Neun Minuten nach dem Seitenwechsel erklärte del Bosque den Versuch mit Negredo, der es bis dahin auf nur 17 Ballkontakte gebracht hatte, für beendet und wechselte Fabregas ein. Die offenkundigen Probleme beim Spielaufbau der sonst so ballsicheren Spanier konnte aber auch der 25-Jährige nicht beheben. Stattdessen suchte Portugal über Ronaldo und den ehemaligen Bremer Bundesligaprofi Hugo Almeida den Weg nach vorn. Wirklich zwingend waren aber auch diese Aktionen kaum, sodass die Begegnung einzig Spannung, aber kaum Spektakel zu bieten hatte.

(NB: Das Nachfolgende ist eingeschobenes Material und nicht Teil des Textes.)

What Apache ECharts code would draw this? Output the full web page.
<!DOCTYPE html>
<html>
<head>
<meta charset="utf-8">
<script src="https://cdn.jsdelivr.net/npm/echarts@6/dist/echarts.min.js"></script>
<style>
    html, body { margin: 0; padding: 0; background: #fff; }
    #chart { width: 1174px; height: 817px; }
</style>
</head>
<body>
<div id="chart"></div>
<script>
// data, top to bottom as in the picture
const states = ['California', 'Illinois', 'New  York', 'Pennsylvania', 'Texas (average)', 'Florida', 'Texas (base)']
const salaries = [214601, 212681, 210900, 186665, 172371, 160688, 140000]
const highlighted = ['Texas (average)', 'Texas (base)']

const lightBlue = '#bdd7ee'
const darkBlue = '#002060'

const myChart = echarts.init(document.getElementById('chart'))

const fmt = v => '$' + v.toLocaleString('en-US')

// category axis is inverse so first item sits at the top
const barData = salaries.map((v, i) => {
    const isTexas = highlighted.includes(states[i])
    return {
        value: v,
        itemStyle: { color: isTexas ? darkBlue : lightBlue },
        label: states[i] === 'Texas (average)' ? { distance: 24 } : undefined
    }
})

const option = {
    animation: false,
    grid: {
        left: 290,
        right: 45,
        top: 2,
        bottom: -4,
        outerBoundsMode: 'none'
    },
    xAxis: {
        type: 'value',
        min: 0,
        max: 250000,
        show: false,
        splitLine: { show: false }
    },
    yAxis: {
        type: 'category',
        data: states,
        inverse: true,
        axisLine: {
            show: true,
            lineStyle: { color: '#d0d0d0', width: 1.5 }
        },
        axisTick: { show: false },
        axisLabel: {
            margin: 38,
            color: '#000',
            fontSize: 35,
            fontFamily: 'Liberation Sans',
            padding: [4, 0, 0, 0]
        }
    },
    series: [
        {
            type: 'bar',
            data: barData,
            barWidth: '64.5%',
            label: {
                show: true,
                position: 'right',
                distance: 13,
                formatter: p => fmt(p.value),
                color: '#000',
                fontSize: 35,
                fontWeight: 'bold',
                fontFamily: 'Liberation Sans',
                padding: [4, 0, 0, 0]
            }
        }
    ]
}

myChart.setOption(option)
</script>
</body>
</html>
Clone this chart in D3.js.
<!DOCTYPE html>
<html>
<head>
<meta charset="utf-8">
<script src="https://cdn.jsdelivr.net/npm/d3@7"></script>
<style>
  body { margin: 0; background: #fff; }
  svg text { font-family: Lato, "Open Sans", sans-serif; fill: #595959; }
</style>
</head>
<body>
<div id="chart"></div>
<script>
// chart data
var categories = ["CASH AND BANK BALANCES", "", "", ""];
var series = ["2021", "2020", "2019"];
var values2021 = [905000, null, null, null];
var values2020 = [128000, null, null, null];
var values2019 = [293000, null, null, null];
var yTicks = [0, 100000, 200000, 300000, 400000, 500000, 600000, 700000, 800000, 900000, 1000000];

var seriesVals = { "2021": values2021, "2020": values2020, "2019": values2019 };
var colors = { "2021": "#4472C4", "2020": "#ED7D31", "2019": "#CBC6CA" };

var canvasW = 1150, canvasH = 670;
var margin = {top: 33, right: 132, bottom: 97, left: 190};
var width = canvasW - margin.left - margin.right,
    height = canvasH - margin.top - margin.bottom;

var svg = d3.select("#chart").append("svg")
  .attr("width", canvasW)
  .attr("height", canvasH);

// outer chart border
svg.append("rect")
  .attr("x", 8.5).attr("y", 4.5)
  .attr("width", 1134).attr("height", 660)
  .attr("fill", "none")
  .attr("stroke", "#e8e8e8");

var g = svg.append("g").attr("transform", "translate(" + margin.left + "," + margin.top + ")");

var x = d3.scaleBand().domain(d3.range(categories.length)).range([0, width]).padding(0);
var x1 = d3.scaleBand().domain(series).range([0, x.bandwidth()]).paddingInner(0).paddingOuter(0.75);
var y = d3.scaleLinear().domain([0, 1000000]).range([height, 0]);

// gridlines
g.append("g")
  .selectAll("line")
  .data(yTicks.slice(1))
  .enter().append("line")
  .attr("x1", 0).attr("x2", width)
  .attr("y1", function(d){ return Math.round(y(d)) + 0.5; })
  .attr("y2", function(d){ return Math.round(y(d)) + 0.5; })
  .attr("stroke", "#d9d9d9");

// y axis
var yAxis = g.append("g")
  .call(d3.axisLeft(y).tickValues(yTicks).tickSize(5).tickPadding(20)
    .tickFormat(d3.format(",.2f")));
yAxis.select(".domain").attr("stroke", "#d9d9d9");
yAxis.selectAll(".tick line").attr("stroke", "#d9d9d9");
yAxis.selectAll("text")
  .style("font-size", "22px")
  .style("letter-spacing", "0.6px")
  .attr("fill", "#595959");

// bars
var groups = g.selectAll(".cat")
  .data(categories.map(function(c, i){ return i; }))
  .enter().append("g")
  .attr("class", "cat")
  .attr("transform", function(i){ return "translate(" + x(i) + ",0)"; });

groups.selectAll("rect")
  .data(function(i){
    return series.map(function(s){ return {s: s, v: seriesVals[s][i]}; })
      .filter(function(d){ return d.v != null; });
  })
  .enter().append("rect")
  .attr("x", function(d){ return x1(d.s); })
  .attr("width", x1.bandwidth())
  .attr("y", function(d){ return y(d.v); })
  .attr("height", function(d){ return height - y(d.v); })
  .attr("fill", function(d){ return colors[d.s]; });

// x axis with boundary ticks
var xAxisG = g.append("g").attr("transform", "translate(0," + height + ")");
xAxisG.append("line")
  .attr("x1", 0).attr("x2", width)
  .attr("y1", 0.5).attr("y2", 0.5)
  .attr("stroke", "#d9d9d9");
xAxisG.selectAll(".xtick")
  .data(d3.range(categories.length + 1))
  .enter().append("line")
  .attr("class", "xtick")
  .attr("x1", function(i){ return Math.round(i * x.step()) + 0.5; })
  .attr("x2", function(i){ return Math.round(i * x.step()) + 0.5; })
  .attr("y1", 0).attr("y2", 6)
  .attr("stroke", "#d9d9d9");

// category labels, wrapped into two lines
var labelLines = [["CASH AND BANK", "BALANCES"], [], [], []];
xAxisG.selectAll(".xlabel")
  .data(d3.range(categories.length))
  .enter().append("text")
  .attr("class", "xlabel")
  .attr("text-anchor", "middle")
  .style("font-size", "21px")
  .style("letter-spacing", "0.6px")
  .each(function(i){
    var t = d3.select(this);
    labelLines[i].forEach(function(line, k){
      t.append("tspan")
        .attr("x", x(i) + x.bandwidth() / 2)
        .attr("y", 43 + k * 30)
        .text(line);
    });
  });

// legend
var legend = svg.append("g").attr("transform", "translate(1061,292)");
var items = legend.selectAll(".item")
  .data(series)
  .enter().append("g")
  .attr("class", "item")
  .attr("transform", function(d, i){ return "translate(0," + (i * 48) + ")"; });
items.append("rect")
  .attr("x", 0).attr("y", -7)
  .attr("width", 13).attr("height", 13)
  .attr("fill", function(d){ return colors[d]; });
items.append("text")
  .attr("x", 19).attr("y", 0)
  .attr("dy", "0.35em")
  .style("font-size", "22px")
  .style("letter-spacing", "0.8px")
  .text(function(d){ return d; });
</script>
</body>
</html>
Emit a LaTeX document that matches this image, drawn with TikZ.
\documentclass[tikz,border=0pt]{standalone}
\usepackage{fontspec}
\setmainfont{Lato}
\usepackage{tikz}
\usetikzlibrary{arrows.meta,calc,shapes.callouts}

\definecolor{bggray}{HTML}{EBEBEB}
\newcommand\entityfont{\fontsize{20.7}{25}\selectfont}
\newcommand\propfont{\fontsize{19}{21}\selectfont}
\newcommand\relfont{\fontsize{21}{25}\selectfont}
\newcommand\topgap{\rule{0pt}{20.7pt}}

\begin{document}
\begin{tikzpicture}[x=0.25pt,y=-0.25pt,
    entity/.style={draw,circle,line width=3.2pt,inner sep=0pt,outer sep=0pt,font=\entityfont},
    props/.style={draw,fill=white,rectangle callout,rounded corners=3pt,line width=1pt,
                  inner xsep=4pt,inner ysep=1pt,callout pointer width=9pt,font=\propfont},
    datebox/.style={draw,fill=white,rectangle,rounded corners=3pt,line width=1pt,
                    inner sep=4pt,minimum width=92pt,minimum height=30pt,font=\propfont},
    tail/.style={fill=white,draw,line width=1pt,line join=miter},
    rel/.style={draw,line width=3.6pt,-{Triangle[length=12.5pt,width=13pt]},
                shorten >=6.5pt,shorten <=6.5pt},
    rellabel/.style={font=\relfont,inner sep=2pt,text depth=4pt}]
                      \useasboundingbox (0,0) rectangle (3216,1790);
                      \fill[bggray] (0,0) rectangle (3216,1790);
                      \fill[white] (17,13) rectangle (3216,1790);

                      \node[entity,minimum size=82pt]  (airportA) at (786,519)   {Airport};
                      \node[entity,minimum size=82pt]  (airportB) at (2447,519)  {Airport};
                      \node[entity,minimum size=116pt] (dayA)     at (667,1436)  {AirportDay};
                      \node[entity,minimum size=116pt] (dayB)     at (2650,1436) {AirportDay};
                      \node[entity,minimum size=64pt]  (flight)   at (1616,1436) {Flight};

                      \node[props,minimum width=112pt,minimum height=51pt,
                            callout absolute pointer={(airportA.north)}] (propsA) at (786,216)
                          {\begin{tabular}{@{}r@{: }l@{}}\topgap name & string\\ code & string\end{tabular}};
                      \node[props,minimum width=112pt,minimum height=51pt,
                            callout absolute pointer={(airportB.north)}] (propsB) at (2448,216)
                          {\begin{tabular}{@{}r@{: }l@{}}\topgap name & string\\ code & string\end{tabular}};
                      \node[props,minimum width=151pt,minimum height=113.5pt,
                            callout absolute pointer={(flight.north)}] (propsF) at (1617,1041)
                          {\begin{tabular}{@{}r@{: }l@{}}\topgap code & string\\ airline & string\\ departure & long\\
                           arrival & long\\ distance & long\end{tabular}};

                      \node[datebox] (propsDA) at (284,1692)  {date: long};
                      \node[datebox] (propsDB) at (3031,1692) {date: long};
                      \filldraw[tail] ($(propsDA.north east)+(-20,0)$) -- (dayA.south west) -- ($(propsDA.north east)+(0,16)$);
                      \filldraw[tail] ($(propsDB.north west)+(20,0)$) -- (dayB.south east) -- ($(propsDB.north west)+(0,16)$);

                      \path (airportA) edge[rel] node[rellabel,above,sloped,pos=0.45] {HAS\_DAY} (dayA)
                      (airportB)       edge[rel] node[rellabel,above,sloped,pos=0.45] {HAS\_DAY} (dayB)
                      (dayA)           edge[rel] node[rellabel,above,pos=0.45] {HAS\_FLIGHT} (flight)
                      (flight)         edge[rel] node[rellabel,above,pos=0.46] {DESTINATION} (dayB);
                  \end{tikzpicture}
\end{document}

Als sich alles schon auf die Verlängerung einstellte, ergab sich plötzlich noch eine Konterchance für die Portugiesen, doch Ronaldo schloss viel zu hastig ab (90.). Auch die zusätzliche halbe Stunde brachte keinen Fußball auf hohem Niveau. Während sich die Portugiesen ins Elfmeterschießen retten wollten, waren die Spanier nah dran am Siegtor. Doch Iniesta scheiterte in der 104. Minute aus kurzer Distanz am glänzend reagierenden Rui Patricio. Und auch gegen Jesus Navas war der portugiesische Keeper auf der Hut (111.).